Returns a copy of the input data DataFrame with two columns appended: sim_yield_kg_ha_detrended and sim_yield_kg_ha.

prepare_model_input() (runtime.py:114) — shared by predict() and the PDP plot-prep path; single source of truth for the feature-matrix shape contract.

apply_weather_correction_postprocess() (runtime.py:40) — standalone post-processor; weather_correction_weight defaults to 1.0, season_doy_weather_weight is an optional DOY→weight interpolation map, and the symmetric clip is controlled by max_abs_weather_correction_bu_ac + clip_reference_bu_ac.

__init__.py

Exports AbstractRegressionImpl, RidgeRegressor, PcaRidgeRegressor, XGBRegressor, and build_regressor.

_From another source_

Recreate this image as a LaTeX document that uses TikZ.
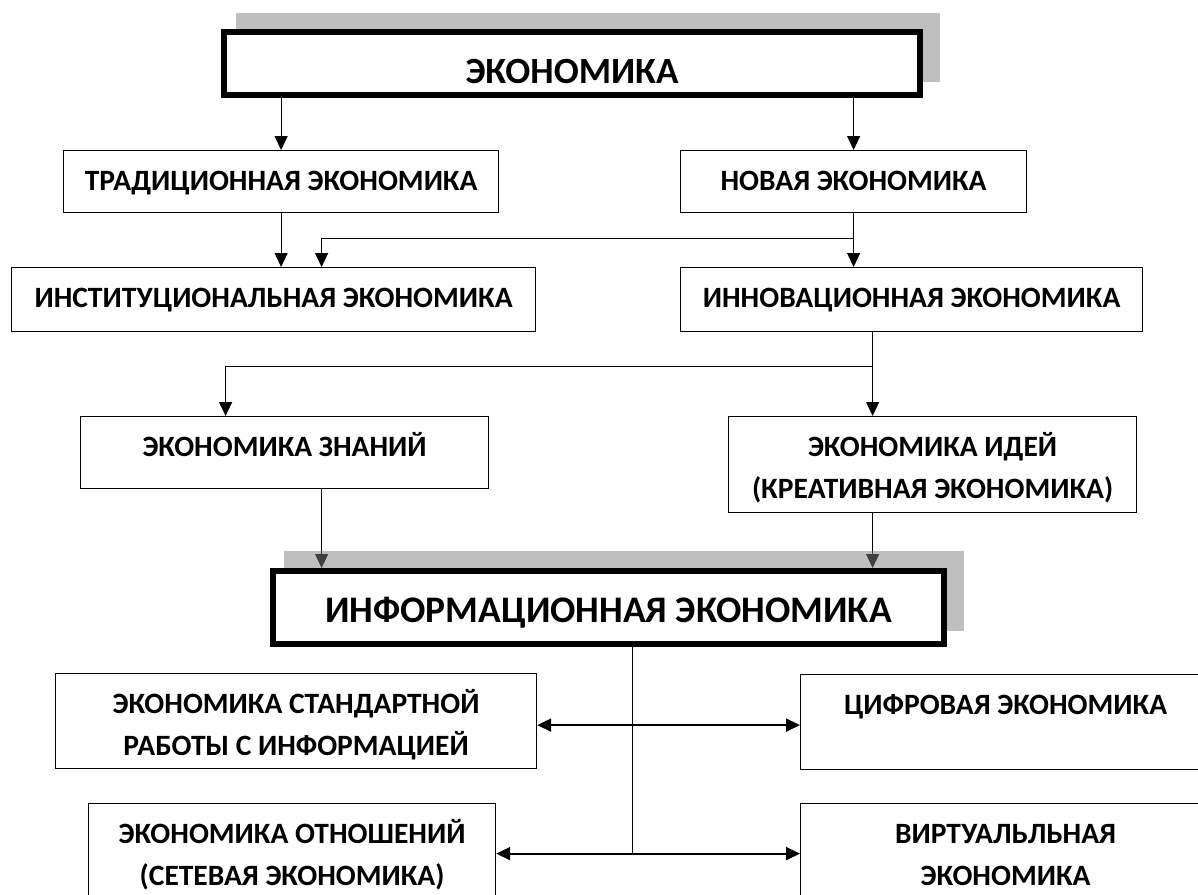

build_regressor(config: ExperimentConfig) (__init__.py:58): reads config.model.regression key ("ridge" | "xgboost" | "pca_ridge"), validates feature_cols against commodity.feature_cols universe, enforces nan_policy='raise', then constructs the appropriate class. Raises ValueError on any unknown key.

Cross-references

  • models/detrend/AbstractDetrend.inverse_transform is called by runtime.predict.
  • stages/run_fit.py — calls build_regressor(config) to obtain an estimator then calls .fit().
  • stages/run_predict.py — calls runtime.predict() for the full predict→weather-correct→retrend chain.
  • MedianImputer (lib/edit_and_imputation/imputation.py) — optional imputer injected into runtime.prepare_model_input.
  • ExperimentConfig (config.py) — carries model.regression, model.regression_params, and commodity.feature_cols.

Relationships

ExperimentConfig
    └─ build_regressor()  [__init__.py:58]
           ├─ RidgeRegressor        ──► joblib  (ridge_model.pkl)
           ├─ PcaRidgeRegressor     ──► joblib  (pca_ridge_model.pkl)
           └─ XGBRegressor          ──► xgb JSON (model.json) + joblib (metadata.pkl)

runtime.predict()
    ├─ AbstractRegressionImpl.predict()
    ├─ apply_weather_correction_postprocess()
    └─ AbstractDetrend.inverse_transform()

All three concrete classes satisfy AbstractRegressionImpl (base.py:9). The runtime.py predict() function accepts any AbstractRegressionImpl instance, keeping stages decoupled from the concrete estimator choice.